M. B.: This issue was actually first examined in the 1950s when the International Covenant on Civil and Political Rights, adopted in 1966, was being prepared. The creators of this Covenant did not go so far as abolishing the death penalty, but in paragraph 2 of Article 6 they made application of this punishment subject to serious non-retroactive legal and procedural conditions in conformity with the provisions of the Covenant and the Convention on Genocide.
Further, they encouraged States not to perform the death penalty (in paragraph 4), they excluded those under 18 and pregnant women from this punishment (in paragraph 5) and they recommended that it be abolished by stipulating (in paragraph 6) that none of the provisions in paragraph 6 may be invoked to delay or prevent abolition of capital punishment.
Similarly, the Human Rights Committee noted in its general observations with regard to Article 6, adopted on 27 July 1982, that abolition is referred to in terms which unambiguously suggest that abolition is desirable.
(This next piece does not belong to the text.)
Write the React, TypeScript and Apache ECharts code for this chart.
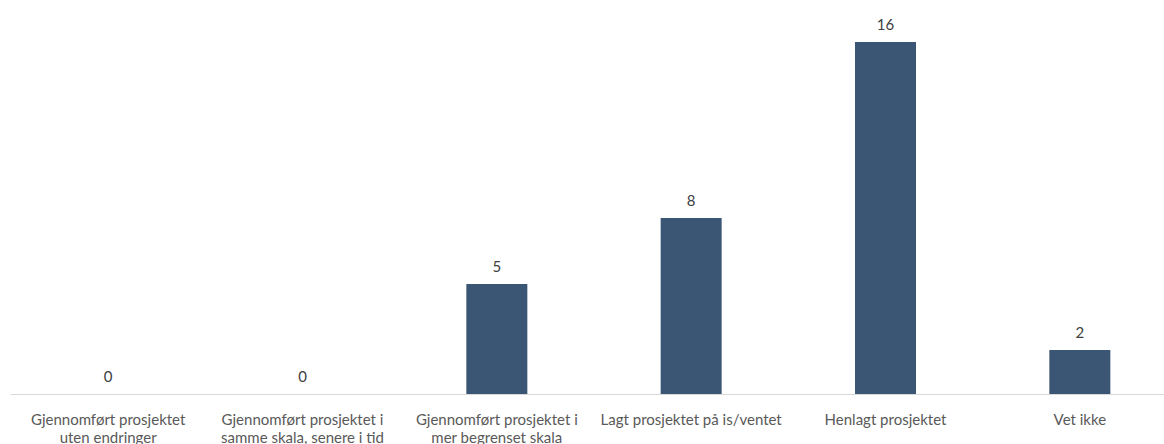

The Committee concluded that “all steps taken to abolish the death penalty must be viewed as progress towards the enjoyment of the right to life”.

Did you encounter problems during the negotiations?

M. B.: Some States contested the usefulness of this Protocol because they considered that all States could abolish the death penalty without becoming party to such a Protocol, which is indeed true.
This text has two main aims: from a political point of view, it is a rallying point for all those who are against the death penalty, enabling them to campaign for abolition, making the objective clearer and specifying how it can be achieved. Legally speaking, the State parties undertake both not to apply capital punishment and not to restore it.
The definitive nature of abolition posed some problems, particularly in France where the Constitution needed to be revised following a decision made by the Constitutional Council on 13 October 2005.

Which States led adoption of the Covenant?

M. B.: The Federal Republic of Germany played a leading role because it took the initiative, along with other nations from Europe and Latin America, to move towards abolition very early on.
The context was very interesting because the text was adopted in December 1989 when all the changes in Eastern Europe had just begun. The Soviet Union and its allies had supported capital punishment so this issue was used to demonstrate changes within the framework of the perestroika.
When the General Assembly voted, an intensive campaign by the Federal Republic of Germany was required because many States which could have opposed the Protocol or supported a request to delay the vote abstained. In a way there were a number of coincidental changes: ten years earlier it would have been very difficult because the Communist countries would not have supported the project; a few years later the Americans might have campaigned more intensively to prevent its entry into force, including procedurally.

Of the 66 States which are party to the Second Optional Protocol today, only two (Azerbaijan and Greece) issued reservations which are still in force. What is the role of these reservations?

M. B.: There are indeed very few reservations. Originally, they had two objectives. On the one hand, at the time when the Protocol was being prepared, capital punishment had still not been excluded at European level during times of war for military crimes. It therefore appeared difficult, even idealistic, to propose a universal instrument which went further than the conventional state of affairs in Europe at that time.
On the other hand, the reservations were there to provide some flexibility with regard to what was imposed to reject any absolutism and make it easier to sign up to the Protocol.
Today, hardly any States use these reservations and I would be tempted to say that this is a welcome development – it proves that, in the end, the disadvantages of accepting the possibility of making such reservations are very tenuous.

In your opinion, is universal abolition of the death penalty possible? And if so, how can the States which retain the death penalty be convinced?

M. B.: It is a progressive process. We must ensure that those who have not signed up to the Second Protocol feel increasingly isolated so that States which support human rights are ill at ease about not ratifying it. Perhaps we should set our sights on the United States, the only large Western country which has still not signed up to the Protocol.
When the Protocol was adopted in 1989, most States still retained the death penalty and now, almost 20 years later, we have progressively reached a situation where a large majority have abolished it. Great progress has therefore been made and that is surely to be welcomed.